There’s a sense of déjà vu in the world of Hong Kong warrants. For the first time since an exodus a decade ago, banks and securities houses are dipping their toes back into the $2 billion-a-day market.
Entrants including Morgan Stanley and Citigroup are braving the narrowest of spreads as they return to a listed structured products market, jam-packed with high-frequency predators hunting for arbitrage opportunities.
Their return begs a question: what happens if we see a repeat of the 2007–08 equity slump that sent investors – and eventually issuers – fleeing for the exits last time round?
The current state of Asian equity markets has drawn parallels with the financial crisis era. If history is any guide, how the events unfolded back then should be at the forefront of warrant issuers’ minds given an uncertain market outlook amid escalating trade tensions between the US and China.
In the years leading up to the financial crisis, retail investors piled into the highly leveraged investments as a bet on a seemingly never-ending bull run. By 2007, there were 20 active issuers in the market. Three years later, after equity markets crashed and investors fled in their droves, the number of issuers almost halved.
Those taking the plunge again say it’s different this time round. They point to new defences in the form of a broader array of products listed on the Hong Kong Stock Exchange compared with a decade ago.
While warrants are built for bullish sentiment, new-found structural diversity means investors can express views in any and all market conditions – in bull markets, in bear markets and in range-bound markets.
If history is any guide, how the events unfolded back then should be at the forefront of warrant issuers’ minds given an uncertain market outlook amid escalating trade tensions between the US and China
In July, so-called inline warrants will become available for the first time on HKEX. Similar to a digital option, the instruments offer investors the opportunity to benefit from the stability of the index.
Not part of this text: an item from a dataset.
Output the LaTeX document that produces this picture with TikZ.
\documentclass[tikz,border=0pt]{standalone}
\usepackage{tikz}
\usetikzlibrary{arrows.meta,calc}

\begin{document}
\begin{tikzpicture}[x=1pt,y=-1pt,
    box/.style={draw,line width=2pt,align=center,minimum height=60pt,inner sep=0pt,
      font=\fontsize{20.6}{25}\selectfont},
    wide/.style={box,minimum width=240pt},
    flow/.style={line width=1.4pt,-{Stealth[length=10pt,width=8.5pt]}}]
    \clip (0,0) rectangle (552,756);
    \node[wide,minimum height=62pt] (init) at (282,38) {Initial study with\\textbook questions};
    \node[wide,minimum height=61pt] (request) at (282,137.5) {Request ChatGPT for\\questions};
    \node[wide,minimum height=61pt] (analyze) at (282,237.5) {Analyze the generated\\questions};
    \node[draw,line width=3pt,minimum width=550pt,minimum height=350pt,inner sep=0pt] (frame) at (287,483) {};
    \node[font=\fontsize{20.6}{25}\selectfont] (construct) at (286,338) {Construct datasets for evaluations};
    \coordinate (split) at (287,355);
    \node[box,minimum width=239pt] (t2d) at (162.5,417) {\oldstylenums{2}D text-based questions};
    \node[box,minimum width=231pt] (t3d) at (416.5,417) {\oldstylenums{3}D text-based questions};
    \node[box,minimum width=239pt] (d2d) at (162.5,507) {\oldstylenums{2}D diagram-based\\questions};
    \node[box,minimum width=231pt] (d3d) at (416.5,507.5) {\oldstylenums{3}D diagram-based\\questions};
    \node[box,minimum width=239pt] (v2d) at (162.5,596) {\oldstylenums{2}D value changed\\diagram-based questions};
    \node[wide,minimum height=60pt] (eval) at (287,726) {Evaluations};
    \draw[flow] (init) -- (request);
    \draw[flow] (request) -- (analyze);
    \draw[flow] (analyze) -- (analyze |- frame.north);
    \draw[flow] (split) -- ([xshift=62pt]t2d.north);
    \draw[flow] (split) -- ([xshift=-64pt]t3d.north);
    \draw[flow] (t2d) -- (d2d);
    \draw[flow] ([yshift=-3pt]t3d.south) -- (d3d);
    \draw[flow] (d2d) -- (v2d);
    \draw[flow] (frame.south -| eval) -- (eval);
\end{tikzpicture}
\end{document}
Investors receive a fixed amount at expiry if the price of the underlying instrument has not breached a specified corridor during the contract’s term.
Investors can also now be compensated for any loss in warrants revenue through callable bull and bear certificates. Unlike warrants, CBBC prices are not affected by movements in implied volatility. Last year’s sell-off on the Hang Seng Index is a case in point.
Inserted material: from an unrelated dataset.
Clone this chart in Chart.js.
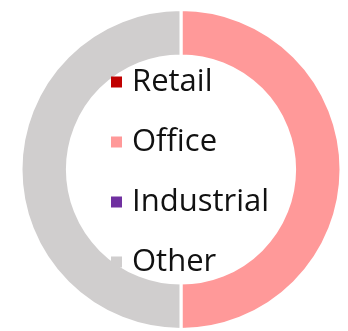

Roughly HK$4.5 trillion ($576 billion) in market capitalisation was wiped from the HSI over the course of 2018 as the index shed 13% – its worst performance in seven years. Despite a wretched year for Hong Kong stocks, the average daily turnover of CBBCs increased to $7.5 billion, up from $4.8 billion in 2017.
Product diversity may be helpful in preventing an investor stampede at the first time of trouble, but it does not guard against other dangers.
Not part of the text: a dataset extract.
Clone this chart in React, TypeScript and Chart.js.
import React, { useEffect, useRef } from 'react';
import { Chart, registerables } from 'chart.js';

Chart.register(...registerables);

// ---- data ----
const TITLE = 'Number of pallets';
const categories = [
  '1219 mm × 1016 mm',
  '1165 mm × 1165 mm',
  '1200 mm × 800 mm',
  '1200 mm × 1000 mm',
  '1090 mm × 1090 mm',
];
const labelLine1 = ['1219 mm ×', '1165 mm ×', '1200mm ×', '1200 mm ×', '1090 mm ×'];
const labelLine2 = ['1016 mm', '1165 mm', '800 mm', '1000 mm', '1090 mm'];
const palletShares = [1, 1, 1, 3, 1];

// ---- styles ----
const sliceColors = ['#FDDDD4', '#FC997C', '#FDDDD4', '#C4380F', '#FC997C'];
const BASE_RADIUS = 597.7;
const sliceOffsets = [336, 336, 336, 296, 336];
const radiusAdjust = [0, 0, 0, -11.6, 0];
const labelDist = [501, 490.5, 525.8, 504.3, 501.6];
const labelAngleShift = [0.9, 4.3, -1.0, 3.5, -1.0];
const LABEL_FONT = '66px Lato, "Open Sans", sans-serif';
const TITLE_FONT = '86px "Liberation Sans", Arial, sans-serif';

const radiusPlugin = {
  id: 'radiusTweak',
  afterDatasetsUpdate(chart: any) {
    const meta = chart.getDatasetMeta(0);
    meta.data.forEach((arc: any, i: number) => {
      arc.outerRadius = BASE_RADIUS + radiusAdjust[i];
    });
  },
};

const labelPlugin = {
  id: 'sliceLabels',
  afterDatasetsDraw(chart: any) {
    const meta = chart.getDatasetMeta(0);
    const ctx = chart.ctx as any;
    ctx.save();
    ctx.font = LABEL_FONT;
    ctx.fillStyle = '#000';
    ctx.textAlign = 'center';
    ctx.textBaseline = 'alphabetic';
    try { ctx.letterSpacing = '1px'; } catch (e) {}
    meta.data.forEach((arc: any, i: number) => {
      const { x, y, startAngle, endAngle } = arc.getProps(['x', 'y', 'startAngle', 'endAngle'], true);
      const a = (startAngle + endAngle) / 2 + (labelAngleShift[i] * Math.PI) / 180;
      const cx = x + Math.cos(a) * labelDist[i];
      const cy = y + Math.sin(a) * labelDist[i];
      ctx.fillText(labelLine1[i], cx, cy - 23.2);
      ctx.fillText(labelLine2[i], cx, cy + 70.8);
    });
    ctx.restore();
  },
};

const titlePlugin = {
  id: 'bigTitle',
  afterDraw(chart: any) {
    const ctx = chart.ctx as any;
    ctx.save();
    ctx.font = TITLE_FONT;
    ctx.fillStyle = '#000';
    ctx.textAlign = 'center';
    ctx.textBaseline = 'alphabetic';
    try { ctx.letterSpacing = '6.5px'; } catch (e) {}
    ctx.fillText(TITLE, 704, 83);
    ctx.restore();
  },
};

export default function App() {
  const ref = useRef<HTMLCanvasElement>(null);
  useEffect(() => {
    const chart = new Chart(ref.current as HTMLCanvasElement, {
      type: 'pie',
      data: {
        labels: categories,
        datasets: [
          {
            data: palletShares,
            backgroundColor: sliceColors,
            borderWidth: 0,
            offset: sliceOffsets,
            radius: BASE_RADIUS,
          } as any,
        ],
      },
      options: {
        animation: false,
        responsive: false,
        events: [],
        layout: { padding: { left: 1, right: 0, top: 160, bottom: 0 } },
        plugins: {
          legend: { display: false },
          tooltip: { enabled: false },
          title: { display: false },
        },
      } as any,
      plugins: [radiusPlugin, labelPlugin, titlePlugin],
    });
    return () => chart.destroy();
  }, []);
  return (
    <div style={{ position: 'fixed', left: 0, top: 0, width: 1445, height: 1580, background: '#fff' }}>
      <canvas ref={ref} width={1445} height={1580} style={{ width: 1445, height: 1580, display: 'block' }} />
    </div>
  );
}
Compared with warrants markets in Europe or the US, Hong Kong is notorious for its paper-thin spreads, often quoted as tight as one tick. As a result, it has become a playground for high-frequency trading firms scouting for every arbitrage opportunity available. In this ‘seller beware’ market, issuers must be on their guard at all times and need to develop sophisticated, low latency in-house trading systems.
Providing that investment is forthcoming, it could be possible for the new entrants to build a profitable and sustainable listed product franchise, whatever direction the stock market heads in next.
This time it really is different. But then again, it probably was last time too.